Dynamic Governance

Oleh : Ateng Kusnandar Adisaputra

DYNAMIC GOVERNANCE digagas oleh Boon Siong Neo dan Geraldine Chen (2007), merupakan sebuah konsep yang menekankan bagaimana bekerjanya berbagai kebijakan, institusi dan struktur yang telah dipilih sehingga dapat beradaptasi dengan kondisi ketidakpastian dan perubahan lingkungan yang cepat sehingga kebijakan, institusi dan struktur tersebut tetap relevan dan efektif dalam pencapaian keinginan  jangka panjang masyarakat.

Dalam tulisan ini, konsep dynamic governance akan dihubungkan dengan keberadaan perpustakaan menghadapi revolusi industri 4.0, dan era disrupsi. Karakteristik revolusi industri 4.0, diantaranya : berkurangnya peran manusia karena meningkatnya peranan mesin, ditandai dengan teknologi berubah dengan cepat, maka manusia harus selalu mampu untuk beradaptasi, terus belajar jika tidak ingin tertinggal. Era disrupsi teknologi cirinya adalah : digital talent gap semakin lebar, kecakapan sosial menjadi semakin penting akibat perkembangan pesat era social media.

Prinsip dynamic governance ditopang oleh prinsip 3 T, yaitu :

Pertama, thinking ahead (berpikir ke depan), dalam arti akan mendorong institusi pemerintah untuk menilai dan meninjau kembali kebijakan dan strategi sedang berjalan, memperbaharui target dan tujuan, dan menyusun konsep baru kebijakan yang dipersiapkan menyongsong masa depan.

Berkaitan dengan thinking ahead (berpikir ke depan), hal eksistensi perpustakaan, dimana masih rendahnya budaya literasi, inovasi, dan kreativitas. Dalam Rencana Pembangunan Jangka Menengah Nasional Tahun 2020-2024, telah ditetapkan arah kebijakan dan strategi peningkatan budaya literasi, inovasi, dan kreativitas bagi terwujudnya masyarakat berpengetahuan. Yang selanjutnya dituangkan dalam program dan kegiatan prioritas peningkatan budaya literasi, mencakup : pengembangan budaya kegemaran membaca, pengembangan perbukuan dan penguatan konten literasi, peningkatan akses dan kualitas layanan perpustakaan berbasis inklusi sosial.
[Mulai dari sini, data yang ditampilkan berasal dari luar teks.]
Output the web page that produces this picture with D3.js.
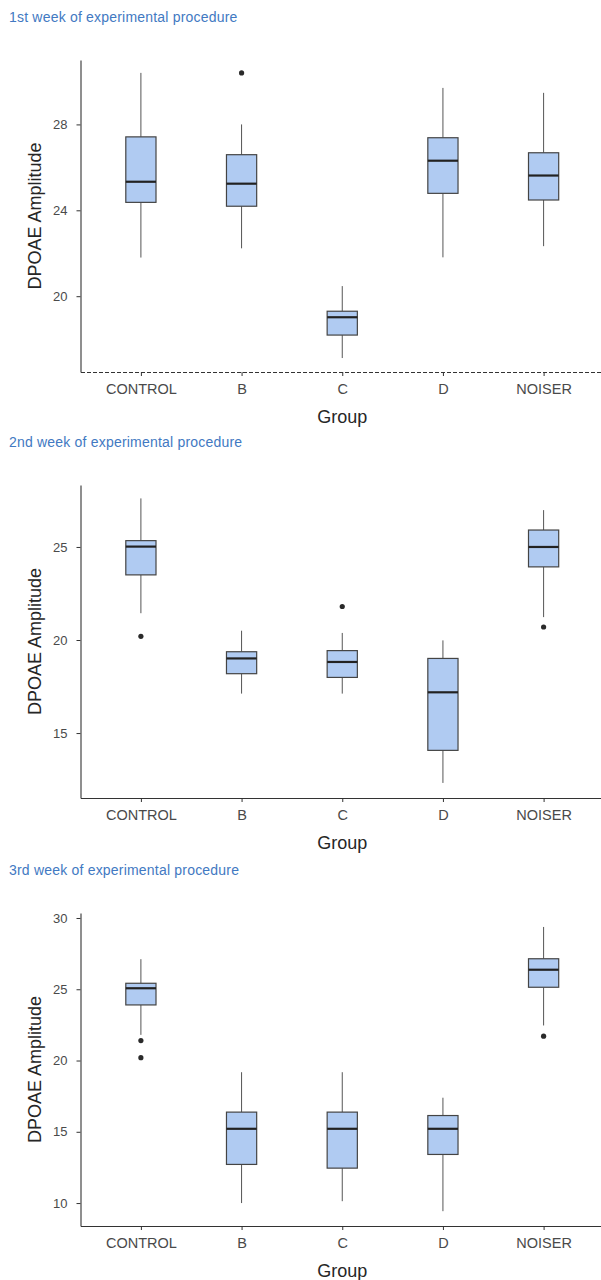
<!DOCTYPE html>
<html>
<head>
<meta charset="utf-8">
<script src="https://cdn.jsdelivr.net/npm/d3@7"></script>
<style>
  body { margin: 0; background: #fff; }
  svg { display: block; font-family: "Liberation Sans", Arial, sans-serif; }
  .title { fill: #4279c2; font-size: 14px; letter-spacing: 0.2px; }
  .axisTitle { fill: #262626; font-size: 18px; }
  .yAxis text { fill: #4a4a4a; font-size: 13px; }
  .xAxis text { fill: #4a4a4a; font-size: 14.5px; }
  .yAxis path, .xAxis path { stroke: #333; }
  .yAxis line, .xAxis line { stroke: #333; }
</style>
</head>
<body>
<div id="chart"></div>
<script>
var width = 601;
var height = 1280;

// groups on the x axis
var groups = ["CONTROL", "B", "C", "D", "NOISER"];

// box stats per group: [lower whisker, q1, median, q3, upper whisker]
var week1Stats = [
  [21.8, 24.37, 25.33, 27.42, 30.4],
  [22.23, 24.19, 25.24, 26.59, 28.0],
  [17.12, 18.19, 19.02, 19.3, 20.47],
  [21.81, 24.79, 26.31, 27.38, 29.7],
  [22.33, 24.48, 25.62, 26.68, 29.47]
];
var week1Outliers = [[], [30.4], [], [], []];

var week2Stats = [
  [21.44, 23.5, 25.02, 25.34, 27.61],
  [17.12, 18.19, 19.01, 19.37, 20.5],
  [17.12, 17.99, 18.82, 19.43, 20.38],
  [12.32, 14.07, 17.19, 19.01, 19.98],
  [21.23, 23.93, 25.0, 25.91, 26.98]
];
var week2Outliers = [[20.2], [], [21.8], [], [20.7]];

var week3Stats = [
  [21.8, 23.9, 25.07, 25.42, 27.11],
  [10.0, 12.71, 15.21, 16.38, 19.18],
  [10.13, 12.45, 15.21, 16.38, 19.18],
  [9.43, 13.41, 15.21, 16.14, 17.39],
  [22.46, 25.14, 26.37, 27.14, 29.37]
];
var week3Outliers = [[21.4, 20.2], [], [], [], [21.71]];

// y tick labels per panel
var week1Ticks = [20, 24, 28];
var week2Ticks = [15, 20, 25];
var week3Ticks = [10, 15, 20, 25, 30];

var panels = [
  { title: "1st week of experimental procedure", stats: week1Stats, outliers: week1Outliers,
    ticks: week1Ticks, domain: [16.47, 31.0], top: 60, bottom: 372, dashedX: true },
  { title: "2nd week of experimental procedure", stats: week2Stats, outliers: week2Outliers,
    ticks: week2Ticks, domain: [11.51, 28.33], top: 485, bottom: 798, dashedX: false },
  { title: "3rd week of experimental procedure", stats: week3Stats, outliers: week3Outliers,
    ticks: week3Ticks, domain: [8.39, 30.35], top: 913, bottom: 1226, dashedX: false }
];

var plotLeft = 80.5;
var plotRight = 604;
var boxFill = "#b0cbf2";

var svg = d3
  .select("#chart")
  .append("svg")
  .attr("width", width)
  .attr("height", height);

var xScale = d3
  .scalePoint()
  .domain(groups)
  .range([plotLeft, plotRight])
  .padding(0.6);

var boxWidth = xScale.step() * 0.3;

panels.forEach(function(p) {
  var g = svg.append("g");

  g.append("text")
    .attr("class", "title")
    .attr("x", 9)
    .attr("y", p.top - 38)
    .text(p.title);

  var yScale = d3
    .scaleLinear()
    .domain(p.domain)
    .range([p.bottom, p.top]);

  var yAxis = d3.axisLeft(yScale)
    .tickValues(p.ticks)
    .tickSize(4)
    .tickPadding(9)
    .tickSizeOuter(0);

  var xAxis = d3.axisBottom(xScale)
    .tickSize(4)
    .tickPadding(8)
    .tickSizeOuter(0);

  var xg = g.append("g")
    .attr("class", "xAxis")
    .attr("transform", "translate(0," + p.bottom + ")")
    .call(xAxis);
  xg.select(".domain").attr("stroke-width", 1.1);
  if (p.dashedX) {
    xg.select(".domain").attr("stroke-dasharray", "4,2").attr("stroke", "#555");
  }

  var yg = g.append("g")
    .attr("class", "yAxis")
    .attr("transform", "translate(" + plotLeft + ",0)")
    .call(yAxis);
  yg.select(".domain").attr("stroke-width", 1.1);

  // whiskers
  g.selectAll("line.whiskerLow")
    .data(p.stats)
    .enter()
    .append("line")
    .attr("x1", function(d, i) { return xScale(groups[i]); })
    .attr("x2", function(d, i) { return xScale(groups[i]); })
    .attr("y1", function(d) { return yScale(d[0]); })
    .attr("y2", function(d) { return yScale(d[1]); })
    .attr("stroke", "#555")
    .attr("stroke-width", 1);

  g.selectAll("line.whiskerHigh")
    .data(p.stats)
    .enter()
    .append("line")
    .attr("x1", function(d, i) { return xScale(groups[i]); })
    .attr("x2", function(d, i) { return xScale(groups[i]); })
    .attr("y1", function(d) { return yScale(d[3]); })
    .attr("y2", function(d) { return yScale(d[4]); })
    .attr("stroke", "#555")
    .attr("stroke-width", 1);

  // boxes
  g.selectAll("rect.box")
    .data(p.stats)
    .enter()
    .append("rect")
    .attr("x", function(d, i) { return xScale(groups[i]) - boxWidth / 2; })
    .attr("y", function(d) { return yScale(d[3]); })
    .attr("width", boxWidth)
    .attr("height", function(d) { return yScale(d[1]) - yScale(d[3]); })
    .attr("fill", boxFill)
    .attr("stroke", "#444")
    .attr("stroke-width", 1.2);

  // medians
  g.selectAll("line.median")
    .data(p.stats)
    .enter()
    .append("line")
    .attr("x1", function(d, i) { return xScale(groups[i]) - boxWidth / 2; })
    .attr("x2", function(d, i) { return xScale(groups[i]) + boxWidth / 2; })
    .attr("y1", function(d) { return yScale(d[2]); })
    .attr("y2", function(d) { return yScale(d[2]); })
    .attr("stroke", "#222")
    .attr("stroke-width", 2.2);

  // outliers
  var pts = [];
  p.outliers.forEach(function(list, i) {
    list.forEach(function(v) { pts.push({ group: groups[i], value: v }); });
  });
  g.selectAll("circle")
    .data(pts)
    .enter()
    .append("circle")
    .attr("cx", function(d) { return xScale(d.group); })
    .attr("cy", function(d) { return yScale(d.value); })
    .attr("r", 2.6)
    .attr("fill", "#2a2a2a");

  // axis titles
  g.append("text")
    .attr("class", "axisTitle")
    .attr("x", (plotLeft + plotRight) / 2)
    .attr("y", p.bottom + 51)
    .attr("text-anchor", "middle")
    .text("Group");

  g.append("text")
    .attr("class", "axisTitle")
    .attr("transform", "translate(40.5," + (p.top + p.bottom) / 2 + ")rotate(-90)")
    .attr("text-anchor", "middle")
    .text("DPOAE Amplitude");
});
</script>
</body>
</html>
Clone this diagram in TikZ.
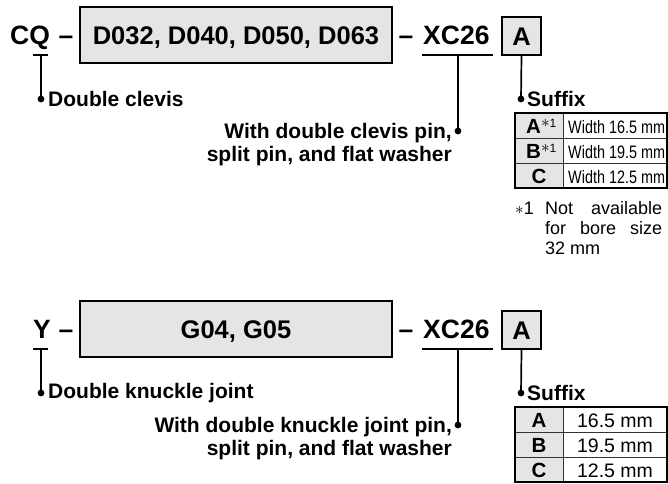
\documentclass[tikz,border=0pt]{standalone}
\usepackage{fontspec}
\setmainfont{Liberation Sans}
\newfontfamily\narrowfont[FakeStretch=0.8]{Liberation Sans}
\usetikzlibrary{positioning}
\definecolor{boxgray}{gray}{0.9}
\newcommand{\noteast}{\raisebox{6pt}{\normalfont\fontsize{12}{12}\selectfont{\fontsize{16}{16}\selectfont$\ast$}1}}

\begin{document}
\begin{tikzpicture}[x=1pt, y=-1pt,
  code/.style={font=\fontsize{26.5}{30}\selectfont\bfseries, inner sep=0pt},
  codebox/.style={draw, line width=1.8pt, fill=boxgray, inner sep=0pt,
    text height=18pt, text depth=0pt, font=\fontsize{25.5}{30}\selectfont\bfseries},
  lbl/.style={font=\fontsize{21}{23}\selectfont\bfseries, inner sep=0pt},
  lead/.style={line width=1.7pt},
  cellkey/.style={font=\fontsize{20.5}{20}\selectfont\bfseries, inner sep=0pt},
  cellval/.style={font=\fontsize{18}{18}\selectfont, inner sep=0pt},
  note/.style={font=\fontsize{18}{18}\selectfont, inner sep=0pt, anchor=base west},
  thinrule/.style={line width=0.8pt, black!80}]
  \useasboundingbox (0,0) rectangle (668,483);

  % ---- first row: CQ - D0xx - XC26 A ----
  \node[code, anchor=base west] (cq) at (10,44) {CQ};
  \node[code, anchor=base] (dashA) at (66,44) {–};
  \node[codebox, minimum width=312pt, minimum height=56pt] (bores) at (236,35) {D032, D040, D050, D063};
  \node[code, anchor=base] (dashB) at (406,44) {–};
  \node[code, anchor=base west] (xc) at (423,44) {XC26};
  \node[codebox, minimum width=39pt, minimum height=38pt] (suf) at (521.5,36) {A};

  \coordinate (cqbar) at (41,55);
  \coordinate (cqdot) at (41,99);
  \coordinate (xcbar) at (458,55);
  \coordinate (xcdot) at (458,131);
  \coordinate (sufdot) at (521,99);
  \draw[lead] (33,55) -- (48,55);
  \draw[lead] (422,55) -- (493,55);
  \draw[lead] (cqbar) -- (cqdot);
  \draw[lead] (xcbar) -- (xcdot);
  \draw[lead] (suf.south) -- (sufdot);
  \fill (cqdot) circle (3.4) (xcdot) circle (3.4) (sufdot) circle (3.4);

  \node[lbl, anchor=west] (clevis) at (48,99) {Double clevis};
  \node[lbl, anchor=north east, align=right] (pins) at (452,123.5)
    {With double clevis pin,\\split pin, and flat washer};
  \node[lbl, anchor=west] (suffix) at (527,99) {Suffix};

  % suffix table (width)
  \fill[boxgray] (515,113) rectangle (563,188);
  \draw[thinrule] (563,113) -- (563,188) (515,138) -- (667,138) (515,163) -- (667,163);
  \draw[line width=1.6pt] (515,113) rectangle (667,188);
  \node[cellkey, anchor=base west] (keyA) at (526,133) {A\noteast};
  \node[cellkey, anchor=base west] (keyB) at (526,158) {B\noteast};
  \node[cellkey, anchor=base] (keyC) at (539,183) {C};
  \node[cellval, anchor=base west] (valA) at (568,133) {\narrowfont Width 16.5 mm};
  \node[cellval, anchor=base west] (valB) at (568,158) {\narrowfont Width 19.5 mm};
  \node[cellval, anchor=base west] (valC) at (568,183) {\narrowfont Width 12.5 mm};

  % footnote
  \node[note] (noteA) at (515,214) {{\fontsize{16}{16}\selectfont$\ast$}1};
  \node[note] (noteB) at (545,214) {\makebox[117pt][s]{Not available}};
  \node[note] (noteC) at (545,234) {\makebox[117pt][s]{for bore size}};
  \node[note] (noteD) at (545,254) {32 mm};

  % ---- second row: Y - G0x - XC26 A ----
  \node[code, anchor=base west] (y) at (33,338) {Y};
  \node[code, anchor=base] (dashC) at (66,338) {–};
  \node[codebox, minimum width=312pt, minimum height=56pt] (joints) at (236,329) {G04, G05};
  \node[code, anchor=base] (dashD) at (406,338) {–};
  \node[code, anchor=base west] (xcb) at (423,338) {XC26};
  \node[codebox, minimum width=39pt, minimum height=38pt] (sufb) at (521.5,330) {A};

  \coordinate (ybar) at (41,349);
  \coordinate (ydot) at (41,393);
  \coordinate (xcbbar) at (458,349);
  \coordinate (xcbdot) at (458,425);
  \coordinate (sufbdot) at (521,393);
  \draw[lead] (33,349) -- (48,349);
  \draw[lead] (422,349) -- (493,349);
  \draw[lead] (ybar) -- (ydot);
  \draw[lead] (xcbbar) -- (xcbdot);
  \draw[lead] (sufb.south) -- (sufbdot);
  \fill (ydot) circle (3.4) (xcbdot) circle (3.4) (sufbdot) circle (3.4);

  \node[lbl, anchor=west] (knuckle) at (48,393) {Double knuckle joint};
  \node[lbl, anchor=north east, align=right] (pinsb) at (452,417.5)
    {With double knuckle joint pin,\\split pin, and flat washer};
  \node[lbl, anchor=west] (suffixb) at (527,393) {Suffix};

  % suffix table (mm)
  \fill[boxgray] (515,407) rectangle (563,482);
  \draw[thinrule] (563,407) -- (563,482) (515,432) -- (667,432) (515,457) -- (667,457);
  \draw[line width=1.6pt] (515,407) rectangle (667,482);
  \node[cellkey, anchor=base] (keyAb) at (539,427) {A};
  \node[cellkey, anchor=base] (keyBb) at (539,452) {B};
  \node[cellkey, anchor=base] (keyCb) at (539,477) {C};
  \node[cellval, font=\fontsize{19.5}{20}\selectfont, anchor=base] (valAb) at (615,427) {16.5 mm};
  \node[cellval, font=\fontsize{19.5}{20}\selectfont, anchor=base] (valBb) at (615,452) {19.5 mm};
  \node[cellval, font=\fontsize{19.5}{20}\selectfont, anchor=base] (valCb) at (615,477) {12.5 mm};
\end{tikzpicture}
\end{document}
Untuk itu, semua pihak harus berkomitmen dalam mendukung pencapaian target nilai budaya literasi pada tahun 2024 sebesar 71 point, dengan mendayagunakan berbagai sumber daya yang dimiliki : sumber daya manusia, sumber dana, dan ditopang dengan keberadaan teknologi.

Kedua, thinking again (mengkaji ulang), mengandung arti kaji ulang dilakukan terhadap hal-hal yang sudah terjadi mencakup pemanfaatan data, informasi-informasi baru, ukuran/standar yang telah ditentukan, warisan masalah dari suatu kebijakan atau program dan umpan balik yang diterima.